Given a matrix F that has M rows and N columns, a typical approach to compute the FFT of matrix F is shown in the following steps:
1.) perform N one-dimensional FFTs of length M on the columns of the original matrix;
2.) transpose the resultant matrix;
3.) perform M one-dimensional FFTs of length N on the columns of the transposed matrix; and
4.) transpose the new resultant matrix.
Another conventional approach to compute the FFT of matrix F is shown in the steps below:
1.) perform M one-dimensional FFTs of length N on the rows of the original matrix;
2.) transpose the resultant matrix;
3.) perform N one-dimensional FFTs of length M on the rows of the transposed matrix; and
4.) transpose the new resultant matrix.
Both of these conventional FFT algorithms suffer from a performance problem on parallel-processing systems.
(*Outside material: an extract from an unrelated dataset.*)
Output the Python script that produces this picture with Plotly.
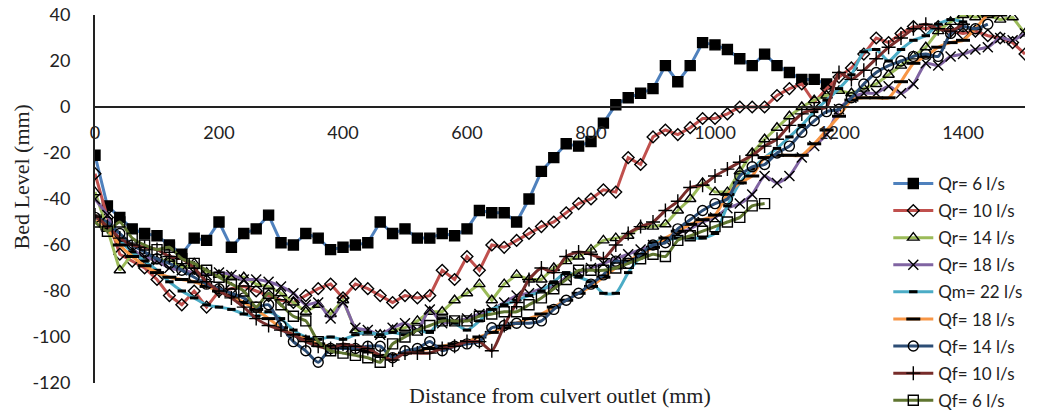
import plotly.graph_objects as go

# Distances (mm) — every 20 mm from the culvert outlet
dist_qr6 = list(range(0, 1181, 20))
dist_full = list(range(0, 1501, 20))
dist_qm22 = list(range(0, 1401, 20))
dist_qf18 = list(range(0, 1461, 20))
dist_qf14 = list(range(0, 1441, 20))
dist_qf10 = list(range(0, 1401, 20))
dist_qf6 = list(range(0, 1081, 20))

qr6 = [-21, -43, -48, -53, -55, -56, -60, -64, -57, -58, -50, -61, -55, -53, -47, -59, -60, -55, -57, -62,
       -61, -60, -59, -50, -55, -53, -57, -57, -55, -56, -53, -45, -46, -46, -50, -40, -28, -22, -16, -17,
       -15, -7, 1, 4, 6, 8, 18, 11, 18, 28, 27, 25, 21, 18, 23, 18, 15, 12, 12, 10]

qr10 = [-29, -48, -64, -67, -70, -75, -82, -86, -80, -87, -80, -79, -78, -80, -82, -84, -85, -82, -79, -77,
        -83, -77, -79, -82, -85, -82, -83, -82, -71, -75, -65, -71, -60, -61, -58, -55, -52, -50, -46, -42,
        -40, -36, -37, -22, -25, -13, -10, -12, -9, -5, -5, -3, 0, 0, 0, 5, 8, 10, 2, 8,
        13, 17, 23, 30, 28, 32, 35, 34, 35, 33, 32, 33, 31, 30, 28, 23]

qr14 = [-37, -53, -71, -64, -65, -67, -66, -70, -68, -72, -73, -74, -74, -77, -78, -81, -85, -89, -86, -90,
        -84, -97, -98, -99, -97, -96, -93, -89, -89, -84, -81, -77, -84, -77, -73, -75, -75, -70, -67, -65,
        -62, -58, -57, -56, -52, -52, -51, -45, -40, -33, -37, -37, -28, -20, -14, -9, -4, 0, 3, 5,
        7, 6, 8, 10, 14, 18, 22, 26, 33, 37, 40, 39, 40, 38, 39, 32]

qr18 = [-40, -47, -58, -62, -65, -67, -70, -71, -72, -73, -72, -73, -75, -75, -76, -78, -81, -86, -85, -92,
        -85, -96, -97, -99, -96, -94, -97, -88, -94, -93, -92, -90, -88, -85, -82, -81, -79, -78, -74, -72,
        -70, -68, -66, -64, -62, -60, -58, -55, -53, -50, -48, -44, -42, -38, -30, -33, -30, -22, -17, -12,
        -1, 4, 6, 6, 9, 6, 10, 19, 18, 22, 23, 25, 26, 30, 29, 32]

qm22 = [-48, -52, -58, -63, -67, -71, -76, -80, -83, -86, -87, -88, -90, -91, -89, -92, -97, -100, -101, -100,
        -101, -99, -98, -99, -98, -99, -97, -98, -92, -94, -97, -93, -88, -86, -84, -82, -80, -76, -72, -74,
        -76, -81, -81, -72, -65, -59, -58, -57, -57, -57, -55, -43, -33, -27, -22, -18, -13, -8, -2, 3,
        8, 14, 24, 25, 20, 25, 29, 31, 36, 38, 37]

qf18 = [-48, -53, -60, -65, -69, -72, -74, -75, -76, -78, -80, -82, -85, -88, -92, -96, -99, -101, -103, -104,
        -104, -105, -106, -108, -108, -107, -106, -105, -104, -103, -102, -100, -98, -96, -94, -92, -90, -87, -84, -81,
        -78, -74, -70, -67, -64, -61, -57, -54, -51, -49, -47, -38, -33, -30, -22, -21, -21, -21, -16, -10,
        -4, 3, 4, 4, 4, 11, 19, 22, 26, 28, 29, 34, 40, 40]

qf14 = [-48, -50, -55, -60, -63, -66, -68, -71, -74, -77, -79, -81, -83, -87, -86, -95, -102, -106, -111, -105,
        -105, -105, -104, -104, -109, -106, -105, -102, -106, -104, -103, -102, -96, -95, -94, -94, -93, -88, -84, -81,
        -77, -73, -67, -68, -64, -60, -59, -53, -49, -45, -42, -40, -30, -26, -25, -20, -17, -11, -6, -2,
        -1, 4, 10, 15, 18, 20, 22, 23, 22, 32, 35, 34, 36]

qf10 = [-47, -52, -57, -60, -61, -62, -65, -66, -70, -76, -80, -83, -87, -92, -95, -97, -99, -102, -104, -105,
        -103, -104, -105, -108, -110, -107, -107, -107, -105, -104, -102, -102, -106, -95, -85, -75, -70, -72, -65, -63,
        -64, -66, -60, -55, -52, -50, -45, -41, -35, -34, -30, -27, -24, -21, -17, -14, -8, -3, -1, 0,
        15, 12, 16, 21, 26, 30, 34, 36, 34, 33, 36]

qf6 = [-50, -54, -50, -57, -60, -62, -61, -66, -68, -71, -74, -77, -80, -87, -81, -86, -91, -93, -102, -106,
       -107, -108, -109, -111, -103, -100, -97, -95, -93, -93, -93, -91, -90, -89, -89, -86, -83, -79, -75, -71,
       -71, -71, -70, -68, -66, -64, -65, -58, -56, -54, -52, -50, -48, -43, -42]

x_ticks = [0, 200, 400, 600, 800, 1000, 1200, 1400]
y_ticks = [-120, -100, -80, -60, -40, -20, 0, 20, 40]

series = [
    ("Qr= 6 l/s", dist_qr6, qr6, "#4F81BD", "square", 10, "linear"),
    ("Qr= 10 l/s", dist_full, qr10, "#C0504D", "diamond-open", 9, "linear"),
    ("Qr= 14 l/s", dist_full, qr14, "#9BBB59", "triangle-up-open", 10, "linear"),
    ("Qr= 18 l/s", dist_full, qr18, "#8064A2", "x-thin-open", 10, "spline"),
    ("Qm= 22 l/s", dist_qm22, qm22, "#4BACC6", "line-ew-open", 6, "spline"),
    ("Qf= 18 l/s", dist_qf18, qf18, "#F79646", "line-ew-open", 10, "spline"),
    ("Qf= 14 l/s", dist_qf14, qf14, "#2C4D75", "circle-open", 10, "spline"),
    ("Qf= 10 l/s", dist_qf10, qf10, "#772C2A", "cross-thin-open", 10, "spline"),
    ("Qf= 6 l/s", dist_qf6, qf6, "#5F7530", "square-open", 10, "spline"),
]

fig = go.Figure()
for i, (name, xs, ys, color, sym, size, shape) in enumerate(series):
    lw = 3 if sym.startswith("line-ew") else 1.4
    fig.add_trace(go.Scatter(
        x=xs, y=ys, name=name, mode="lines+markers",
        line=dict(color=color, width=3, shape=shape, smoothing=0.6 if shape == "spline" else None),
        marker=dict(symbol=sym, size=size, color="black", line=dict(color="black", width=lw)),
        legendgroup=f"g{i}",
    ))

fig.update_layout(
    width=1045, height=413,
    margin=dict(l=95, r=20, t=15, b=30, autoexpand=False),
    paper_bgcolor="white", plot_bgcolor="white",
    font=dict(family="Lato", size=18, color="#222"),
    showlegend=True,
    legend=dict(
        x=0.853, y=0.59, xanchor="left", yanchor="top",
        bgcolor="rgba(0,0,0,0)", font=dict(family="Lato", size=17, color="#222"),
        itemwidth=40, traceorder="grouped", tracegroupgap=2,
    ),
    xaxis=dict(
        range=[0, 1500], tickvals=x_ticks, ticktext=[str(v) for v in x_ticks],
        anchor="free", position=0.75, showline=True, linecolor="#222", linewidth=1.5,
        showgrid=False, zeroline=False, ticks="", ticklabelstandoff=10, automargin=False,
        tickfont=dict(family="Lato", size=18, color="#222"),
    ),
    yaxis=dict(
        range=[-120, 40], tickvals=y_ticks, ticktext=[str(v) for v in y_ticks],
        showline=True, linecolor="#222", linewidth=2,
        showgrid=False, zeroline=False, ticks="", ticklabelstandoff=19, automargin=False,
        tickfont=dict(family="Lato", size=18, color="#222"),
    ),
    annotations=[
        dict(text="Distance from culvert outlet (mm)", x=0.5, y=-0.035, xref="paper", yref="paper",
             xanchor="center", yanchor="middle", showarrow=False,
             font=dict(family="Liberation Serif", size=22, color="#222")),
        dict(text="Bed Level (mm)", x=-0.079, y=0.56, xref="paper", yref="paper", textangle=-90,
             xanchor="center", yanchor="middle", showarrow=False,
             font=dict(family="Liberation Serif", size=22, color="#222")),
    ],
)

# Remove the default 8 px page margin so the figure fills the window exactly.
fig.write_html("out.html", config={"displayModeBar": False},
               post_script="document.body.style.margin='0px';")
Namely, when a processor completes one of the steps, the processor typically stops and waits for the other processors to complete that step before proceeding to the next step. For example, a processor does not begin transposing the matrix in step 2 until all processors have completed performing the FFTs in step 1; step 3 does not begin until all processors have completed step 2; and step 4 does not begin until all processors have completed step 3. Therefore, in a highly-parallel system, hundreds of processors may go idle waiting for the last processor to finish one of the steps. This, in turn, leads to a substantial loss of computational efficiency.